Malawi Police Officers trained by UNODC rescue trafficked Nepali Nationals

Malawi Police Officers trained by UNODC rescue trafficked Nepali Nationals21 November 2019 - A team of Malawi police officers trained by the United Nations Office on Drugs and Crime (UNODC) in investigating human trafficking cases rescued six presumed Nepali trafficking victims in Blantyre on 6 November 2019.

The rescue operation was coordinated by the Malawian Police Headquarters following an alert from the Anti-Human Trafficking Bureau (AHTB) of the Nepali Police - who in turn had been contacted by the presumed victims' families - that six Nepali nationals were being kept against their will in Blantyre.

The presumed victims were locked in a house in Malawi and their passports were taken away. According to their statements, they had been recruited through an agent a year before and traveled for months from Nepal with the intention to reach the United States through Bolivia. Instead of this, they were brought to Malawi via a complex route through Vietnam, Madagascar, Jordan, Dubai, Azerbaijan and Ethiopia, where they stayed for 4 months.

The group was then brought to Malawi and informed they would have to work in the country instead of the United States. After the rescue, the police officers in Malawi coordinated their action with UNODC and social services to bring the presumed victims to safety in shelters before they were able to return home to Nepal.

Patricia Liabuba, a Senior Official in the Malawian Ministry of Homeland Security and Secretary for the Inter-Ministerial Coordination Committee against Trafficking in Persons, declared to be impressed by the response of the Police and how they had applied the anti-trafficking trainings given by UNODC. She added that the social workers who brought the presumed victims to the shelters had been appointed and trained as Protection Officers and worked together with the police in efficient coordination during and after the rescue operation.

UNODC has supported the Government of Malawi to develop Standard Operating Procedures (SOPs) and a National Referral Mechanism for the implementation of the Trafficking in Persons Act, launched on 30 July this year.

" These tools have been successfully put to a test" Ms. Liabuba noted, adding that law enforcement agencies and front-line professionals now have guidance on identifying potential trafficking victims, where to refer them for protection and assistance, and how to process information on suspected traffickers.

She stressed that UNODC's support allowed the Inter-Ministerial Coordination Committee against Trafficking in Persons and the Malawi Police Service to overcome the challenges they were facing in addressing victims' needs during anti-trafficking interventions. " This operation clearly demonstrated that all stakeholders have adopted a victim-centered approach in dealing with trafficking in persons cases" she concluded.
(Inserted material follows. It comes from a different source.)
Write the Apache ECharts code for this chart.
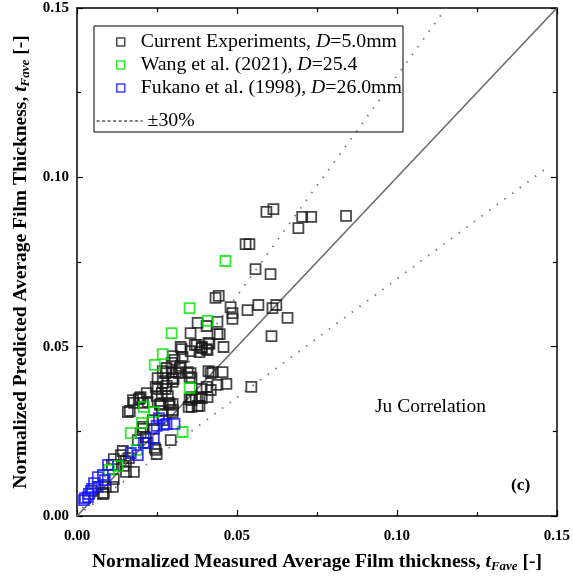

Maxwell Matewere, UNODC National Project Officer involved in the development of the SOPs, explained that this instrument provides crucial information on the protection and assistance of victims in full respect of their rights.

Deputy Director of the Criminal Investigation Department Isaac Schwarz Norman, Assistant Commissioner of Police, confirmed that the victims had been successfully repatriated to Nepal and that a Malawian suspect was arrested.

UNODC has been working closely with the government of Malawi in a variety of counter-trafficking activities under the project " Strengthening the implementation of a comprehensive response to trafficking in persons in Malawi", funded by the United Kingdom.

Implemented under the UNODC Global Programme against Trafficking in Persons, jointly with the UNODC Regional Office for Southern Africa, this project contributes to the implementation of the UN Sustainable Development Goals (SDGs) and in particular SDG 16 on Peace, Justice and Strong Institutions.